Goal | Print exactly the lines running from the one that holds "Give me the" through the one that holds "const dateDomain = [xStart", please, and leave the pictures out.

Listed entries |
::::::::

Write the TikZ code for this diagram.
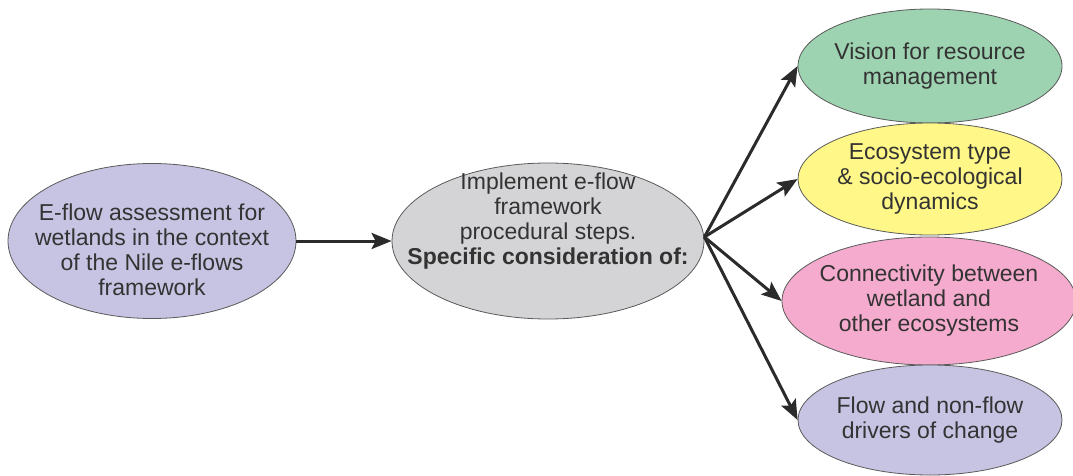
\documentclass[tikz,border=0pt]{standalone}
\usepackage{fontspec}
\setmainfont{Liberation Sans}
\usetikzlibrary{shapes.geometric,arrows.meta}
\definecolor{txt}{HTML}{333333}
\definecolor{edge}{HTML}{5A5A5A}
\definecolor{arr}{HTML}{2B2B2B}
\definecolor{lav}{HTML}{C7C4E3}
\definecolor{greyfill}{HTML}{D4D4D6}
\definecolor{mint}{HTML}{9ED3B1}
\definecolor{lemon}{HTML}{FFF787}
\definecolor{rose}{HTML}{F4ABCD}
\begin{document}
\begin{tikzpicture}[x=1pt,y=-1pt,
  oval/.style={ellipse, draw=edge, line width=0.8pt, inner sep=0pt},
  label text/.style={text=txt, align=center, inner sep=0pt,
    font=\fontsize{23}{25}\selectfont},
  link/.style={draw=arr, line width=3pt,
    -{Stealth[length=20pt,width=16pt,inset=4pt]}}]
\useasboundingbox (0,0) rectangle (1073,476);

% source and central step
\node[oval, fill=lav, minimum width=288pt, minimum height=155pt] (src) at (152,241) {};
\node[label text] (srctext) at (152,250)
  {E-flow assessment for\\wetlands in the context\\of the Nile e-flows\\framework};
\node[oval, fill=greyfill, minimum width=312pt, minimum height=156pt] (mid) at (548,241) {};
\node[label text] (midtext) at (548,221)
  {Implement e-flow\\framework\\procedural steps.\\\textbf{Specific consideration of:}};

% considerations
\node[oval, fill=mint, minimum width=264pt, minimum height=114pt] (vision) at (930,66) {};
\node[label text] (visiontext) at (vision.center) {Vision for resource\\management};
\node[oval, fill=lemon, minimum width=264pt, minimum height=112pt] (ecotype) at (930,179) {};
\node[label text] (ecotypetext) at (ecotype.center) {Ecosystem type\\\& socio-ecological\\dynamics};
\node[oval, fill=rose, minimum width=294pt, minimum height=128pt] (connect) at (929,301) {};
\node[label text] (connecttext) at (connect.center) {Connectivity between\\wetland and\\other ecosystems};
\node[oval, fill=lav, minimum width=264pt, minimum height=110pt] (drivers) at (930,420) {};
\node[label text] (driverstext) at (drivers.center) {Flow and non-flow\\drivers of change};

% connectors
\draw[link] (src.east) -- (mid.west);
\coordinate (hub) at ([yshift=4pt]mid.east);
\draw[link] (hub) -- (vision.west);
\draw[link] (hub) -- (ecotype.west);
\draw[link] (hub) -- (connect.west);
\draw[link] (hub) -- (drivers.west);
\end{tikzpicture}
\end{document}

::::::::

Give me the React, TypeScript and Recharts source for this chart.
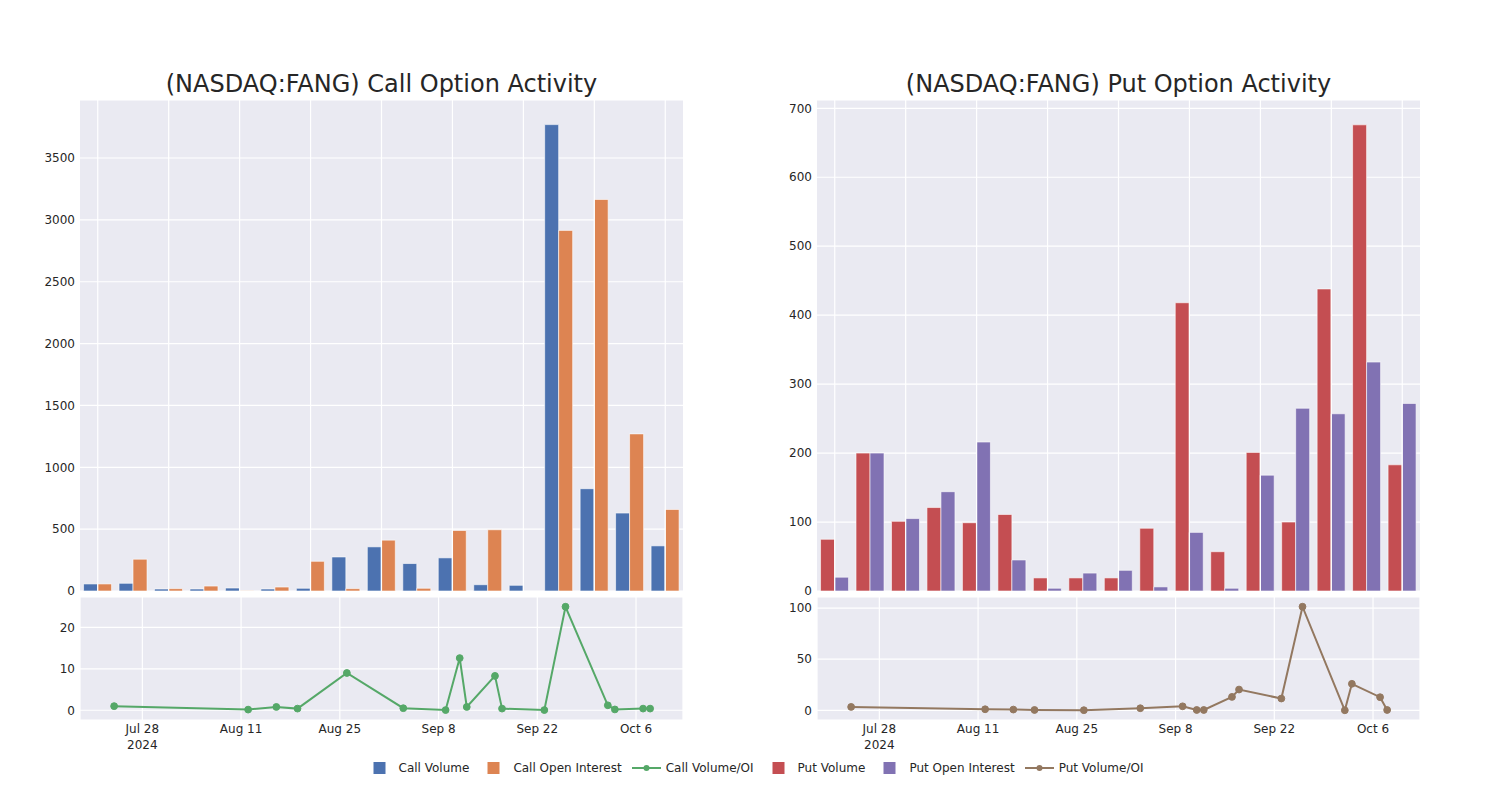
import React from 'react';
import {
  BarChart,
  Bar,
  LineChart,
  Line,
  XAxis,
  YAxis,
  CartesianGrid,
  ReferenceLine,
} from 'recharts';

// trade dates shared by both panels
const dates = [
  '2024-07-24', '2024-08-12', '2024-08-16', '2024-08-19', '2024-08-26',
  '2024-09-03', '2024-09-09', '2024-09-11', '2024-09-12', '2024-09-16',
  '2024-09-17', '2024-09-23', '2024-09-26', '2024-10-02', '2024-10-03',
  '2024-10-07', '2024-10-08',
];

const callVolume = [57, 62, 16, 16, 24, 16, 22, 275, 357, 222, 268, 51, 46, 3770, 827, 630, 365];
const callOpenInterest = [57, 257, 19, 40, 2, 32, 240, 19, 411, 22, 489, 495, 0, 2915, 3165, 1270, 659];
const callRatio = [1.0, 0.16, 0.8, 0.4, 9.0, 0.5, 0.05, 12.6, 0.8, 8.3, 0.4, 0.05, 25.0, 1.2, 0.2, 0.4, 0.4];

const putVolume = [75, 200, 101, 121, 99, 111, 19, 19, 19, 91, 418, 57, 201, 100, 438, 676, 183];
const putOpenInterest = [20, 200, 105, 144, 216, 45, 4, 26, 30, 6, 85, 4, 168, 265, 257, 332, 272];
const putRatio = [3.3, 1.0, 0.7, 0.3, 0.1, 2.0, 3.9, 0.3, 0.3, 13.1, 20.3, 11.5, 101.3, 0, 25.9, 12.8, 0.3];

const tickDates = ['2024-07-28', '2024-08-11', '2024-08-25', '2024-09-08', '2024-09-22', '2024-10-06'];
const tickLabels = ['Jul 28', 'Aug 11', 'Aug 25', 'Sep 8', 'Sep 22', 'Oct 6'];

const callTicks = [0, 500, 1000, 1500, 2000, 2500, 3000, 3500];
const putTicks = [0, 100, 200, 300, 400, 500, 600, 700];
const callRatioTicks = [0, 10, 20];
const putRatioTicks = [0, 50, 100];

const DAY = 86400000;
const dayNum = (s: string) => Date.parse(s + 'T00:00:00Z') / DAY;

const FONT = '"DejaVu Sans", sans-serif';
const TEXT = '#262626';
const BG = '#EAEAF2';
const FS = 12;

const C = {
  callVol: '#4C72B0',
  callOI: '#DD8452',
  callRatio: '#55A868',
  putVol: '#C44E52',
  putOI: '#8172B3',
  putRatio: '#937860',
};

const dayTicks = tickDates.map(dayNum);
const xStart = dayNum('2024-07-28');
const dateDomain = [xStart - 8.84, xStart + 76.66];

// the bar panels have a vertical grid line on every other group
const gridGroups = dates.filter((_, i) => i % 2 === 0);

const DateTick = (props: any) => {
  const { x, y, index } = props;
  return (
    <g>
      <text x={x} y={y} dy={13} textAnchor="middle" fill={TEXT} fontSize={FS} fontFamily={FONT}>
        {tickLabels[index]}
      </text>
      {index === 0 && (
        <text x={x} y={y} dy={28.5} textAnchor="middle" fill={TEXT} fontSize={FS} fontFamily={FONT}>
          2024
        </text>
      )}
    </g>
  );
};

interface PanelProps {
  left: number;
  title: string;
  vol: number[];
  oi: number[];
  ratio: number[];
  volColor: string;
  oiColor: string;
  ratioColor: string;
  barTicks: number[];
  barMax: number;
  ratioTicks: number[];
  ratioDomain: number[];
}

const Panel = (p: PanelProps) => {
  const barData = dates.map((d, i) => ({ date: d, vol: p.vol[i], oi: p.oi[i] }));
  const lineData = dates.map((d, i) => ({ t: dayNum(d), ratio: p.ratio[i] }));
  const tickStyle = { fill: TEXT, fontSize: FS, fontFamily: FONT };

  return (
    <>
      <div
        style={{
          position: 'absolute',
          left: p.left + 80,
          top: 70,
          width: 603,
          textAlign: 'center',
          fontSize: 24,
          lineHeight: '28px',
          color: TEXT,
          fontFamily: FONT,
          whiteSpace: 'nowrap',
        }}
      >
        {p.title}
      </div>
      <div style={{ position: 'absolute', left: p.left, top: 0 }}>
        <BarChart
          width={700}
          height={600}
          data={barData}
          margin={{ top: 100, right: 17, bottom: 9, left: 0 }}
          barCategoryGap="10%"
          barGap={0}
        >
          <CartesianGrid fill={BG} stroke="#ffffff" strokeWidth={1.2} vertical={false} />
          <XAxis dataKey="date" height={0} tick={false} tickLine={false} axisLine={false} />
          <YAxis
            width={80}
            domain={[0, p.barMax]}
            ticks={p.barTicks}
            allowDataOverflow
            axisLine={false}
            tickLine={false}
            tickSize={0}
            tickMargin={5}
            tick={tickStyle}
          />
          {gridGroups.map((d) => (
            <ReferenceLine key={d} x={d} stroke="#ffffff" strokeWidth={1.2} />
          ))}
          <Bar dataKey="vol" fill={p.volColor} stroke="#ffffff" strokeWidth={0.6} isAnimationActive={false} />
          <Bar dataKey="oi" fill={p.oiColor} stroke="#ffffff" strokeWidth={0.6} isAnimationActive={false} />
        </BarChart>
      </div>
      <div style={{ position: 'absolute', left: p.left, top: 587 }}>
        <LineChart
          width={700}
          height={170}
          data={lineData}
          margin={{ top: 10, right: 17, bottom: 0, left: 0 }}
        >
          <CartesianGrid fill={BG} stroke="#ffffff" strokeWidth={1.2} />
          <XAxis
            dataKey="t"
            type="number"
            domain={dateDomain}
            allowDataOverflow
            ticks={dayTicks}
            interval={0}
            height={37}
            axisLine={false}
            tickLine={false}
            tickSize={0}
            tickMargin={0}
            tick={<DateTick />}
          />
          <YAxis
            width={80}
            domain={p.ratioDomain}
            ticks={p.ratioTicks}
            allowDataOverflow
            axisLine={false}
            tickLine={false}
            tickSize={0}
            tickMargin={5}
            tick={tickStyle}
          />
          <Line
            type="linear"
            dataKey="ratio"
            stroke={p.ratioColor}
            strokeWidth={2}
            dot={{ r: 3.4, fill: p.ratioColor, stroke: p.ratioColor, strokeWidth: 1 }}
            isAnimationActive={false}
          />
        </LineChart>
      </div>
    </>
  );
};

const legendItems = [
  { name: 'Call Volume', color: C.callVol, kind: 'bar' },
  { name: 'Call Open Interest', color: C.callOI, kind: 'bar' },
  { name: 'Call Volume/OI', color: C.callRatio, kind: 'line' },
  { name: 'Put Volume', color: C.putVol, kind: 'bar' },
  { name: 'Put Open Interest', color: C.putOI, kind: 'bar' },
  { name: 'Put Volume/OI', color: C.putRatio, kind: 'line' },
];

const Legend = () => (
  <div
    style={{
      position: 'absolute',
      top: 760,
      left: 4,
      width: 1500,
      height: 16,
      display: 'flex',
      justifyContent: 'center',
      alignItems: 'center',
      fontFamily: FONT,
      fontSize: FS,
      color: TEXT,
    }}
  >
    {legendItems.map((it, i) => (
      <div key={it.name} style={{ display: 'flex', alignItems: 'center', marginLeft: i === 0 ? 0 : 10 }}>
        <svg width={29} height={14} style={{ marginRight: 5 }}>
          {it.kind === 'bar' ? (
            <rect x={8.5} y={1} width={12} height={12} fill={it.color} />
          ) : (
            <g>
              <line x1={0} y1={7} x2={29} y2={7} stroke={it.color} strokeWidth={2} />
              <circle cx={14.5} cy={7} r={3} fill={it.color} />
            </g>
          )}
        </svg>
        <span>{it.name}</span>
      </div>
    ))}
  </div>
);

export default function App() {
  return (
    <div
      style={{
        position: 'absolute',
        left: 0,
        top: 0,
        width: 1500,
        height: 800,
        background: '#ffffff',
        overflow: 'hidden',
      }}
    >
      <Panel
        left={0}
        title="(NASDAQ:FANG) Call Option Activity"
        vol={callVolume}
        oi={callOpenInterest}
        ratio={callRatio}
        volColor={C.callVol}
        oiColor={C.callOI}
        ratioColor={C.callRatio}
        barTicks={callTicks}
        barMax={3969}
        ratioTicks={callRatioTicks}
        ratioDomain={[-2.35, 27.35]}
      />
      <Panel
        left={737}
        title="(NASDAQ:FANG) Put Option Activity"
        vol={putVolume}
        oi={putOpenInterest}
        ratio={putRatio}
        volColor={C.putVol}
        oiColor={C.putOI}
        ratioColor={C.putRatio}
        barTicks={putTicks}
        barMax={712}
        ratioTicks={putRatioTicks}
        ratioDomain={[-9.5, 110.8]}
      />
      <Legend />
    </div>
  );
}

::::::::

Problem solution |
Give me the React, TypeScript and Recharts source for this chart.
import React from 'react';
import {
  BarChart,
  Bar,
  LineChart,
  Line,
  XAxis,
  YAxis,
  CartesianGrid,
  ReferenceLine,
} from 'recharts';

// trade dates shared by both panels
const dates = [
  '2024-07-24', '2024-08-12', '2024-08-16', '2024-08-19', '2024-08-26',
  '2024-09-03', '2024-09-09', '2024-09-11', '2024-09-12', '2024-09-16',
  '2024-09-17', '2024-09-23', '2024-09-26', '2024-10-02', '2024-10-03',
  '2024-10-07', '2024-10-08',
];

const callVolume = [57, 62, 16, 16, 24, 16, 22, 275, 357, 222, 268, 51, 46, 3770, 827, 630, 365];
const callOpenInterest = [57, 257, 19, 40, 2, 32, 240, 19, 411, 22, 489, 495, 0, 2915, 3165, 1270, 659];
const callRatio = [1.0, 0.16, 0.8, 0.4, 9.0, 0.5, 0.05, 12.6, 0.8, 8.3, 0.4, 0.05, 25.0, 1.2, 0.2, 0.4, 0.4];

const putVolume = [75, 200, 101, 121, 99, 111, 19, 19, 19, 91, 418, 57, 201, 100, 438, 676, 183];
const putOpenInterest = [20, 200, 105, 144, 216, 45, 4, 26, 30, 6, 85, 4, 168, 265, 257, 332, 272];
const putRatio = [3.3, 1.0, 0.7, 0.3, 0.1, 2.0, 3.9, 0.3, 0.3, 13.1, 20.3, 11.5, 101.3, 0, 25.9, 12.8, 0.3];

const tickDates = ['2024-07-28', '2024-08-11', '2024-08-25', '2024-09-08', '2024-09-22', '2024-10-06'];
const tickLabels = ['Jul 28', 'Aug 11', 'Aug 25', 'Sep 8', 'Sep 22', 'Oct 6'];

const callTicks = [0, 500, 1000, 1500, 2000, 2500, 3000, 3500];
const putTicks = [0, 100, 200, 300, 400, 500, 600, 700];
const callRatioTicks = [0, 10, 20];
const putRatioTicks = [0, 50, 100];

const DAY = 86400000;
const dayNum = (s: string) => Date.parse(s + 'T00:00:00Z') / DAY;

const FONT = '"DejaVu Sans", sans-serif';
const TEXT = '#262626';
const BG = '#EAEAF2';
const FS = 12;

const C = {
  callVol: '#4C72B0',
  callOI: '#DD8452',
  callRatio: '#55A868',
  putVol: '#C44E52',
  putOI: '#8172B3',
  putRatio: '#937860',
};

const dayTicks = tickDates.map(dayNum);
const xStart = dayNum('2024-07-28');
const dateDomain = [xStart - 8.84, xStart + 76.66];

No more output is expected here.